There are directions for using pulse-jack and a lot of other stuff here
http://ubuntuforums.org/showthread.php?t=843012
The pulse-jack info is near the bottom of the OP in the Ubuntu Studio section.
If jack is running and using the HDSP then it is unavailable to pulseaudio and so will not show up. It should show up if jack is closed and some other app has not already grabbed it while pulse was sleeping
If you are happy with your setup I can not really recomend you changing it and pulse in Jaunty is not really working as it should so I have not fooled around too much with the pulse-jack stuff there but others have and it seems to work well for them.
But, if you want to add a little functionality like applications playing through pulse being available to connect through jack then the pulse-jack modules are pretty easy to get working as you will see in the link above. What it does is creat a jack-sink and jack-source in pulseaudio and create pulse input and output clients in jack. The jack and pulse devs have been talking with each other lately so hopefully we can get some more from this in future versions. There are a few things you need to be careful with but they are explained.
Sometimes I use the pulse-jack sink to add effects to streams playing in Amarok, or record you tube with ardour, or play along, things like that and to get record-my-desktop working. It can all be done on the fly without having to restart jack or any of the apps to change devices so it is very handy in that regard. The alsa/pulse apps stay in pulseaudio and the jack apps stay with jack and the pulse-jack sink lets you connect them without losing anything from either one.
Pulseaudio is going through some big changes lately. Pulse0.9.15 has a much better volume control with a lot of added functionality and they expect to add even more with future versions along with playing better with jack. They have not jumped to version 1.0 so I suspect the devs feel pulseaudio is still somewhat incomplete.
But, things are looking up soundwise, FFADO is working better, Jack2.0 is very close. When jack gets back into the /main repo a lot of these issues will go away.

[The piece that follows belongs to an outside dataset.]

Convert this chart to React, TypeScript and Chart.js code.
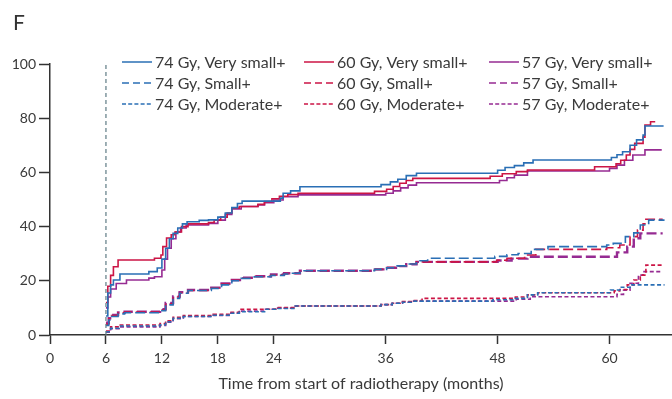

A little history so maybe you can understand why all of a sudden so many distros moved to pulseaudio and why everything has become so confusing. The alsa drivers have been moved into the kernel. Due to kernel security concerns this move brought about a big change in the way the alsa drivers should be communicated with. It is no longer acceptable for applications to be able to directly manipulate the drivers since they are in user space and the drivers are now in the kernel. Since the ALSA sound server (not the drivers) architecture (esound, demix, et al) was such a mess and so many changes were needed to conform to this new paradigm, it was easier to just abandon it and institute a new sound server that would sit between the drivers and the applications and prevent user applications from intruding on the kernel space. Pulseaudio, unready as it was, was about the only thing that fit the bill and so was adopted by ubuntu and fedora and suse and mandriva etc.
Meanwhile, KDE, as they are wont to do, started developing their own new sound server, Phonon, which has replaced aRTS in KDE4 and is very similar to pulseaudio but is still very much a work in progress.
And OSS has jumped back in the game but nobody is taking that too seriously since their previous abandonment of the Open Source community generated a lot of resentment and mistrust. (The devs took OSS private and started charging for it.)
Meanwhile jack stands apart from all of this and continues on its dedicated but limited mission. To provide a low latency controller for professional quality sound production. Jack will never be a sound server but the jack devs are working to get jack better integrated into the sound server scheme without compromising the mission.
Soo, the linux sound scheme is in what can be charitably called a brief period of flux. Hopefully it will all settle out in another year or 2 and these new sound servers will have their act together. Meanwhile you can still fall back to the old ALSA server stuff but I think much of the server side API will become deprecated over the next few years due to security concerns.
That was probably way more than anyone needs to know.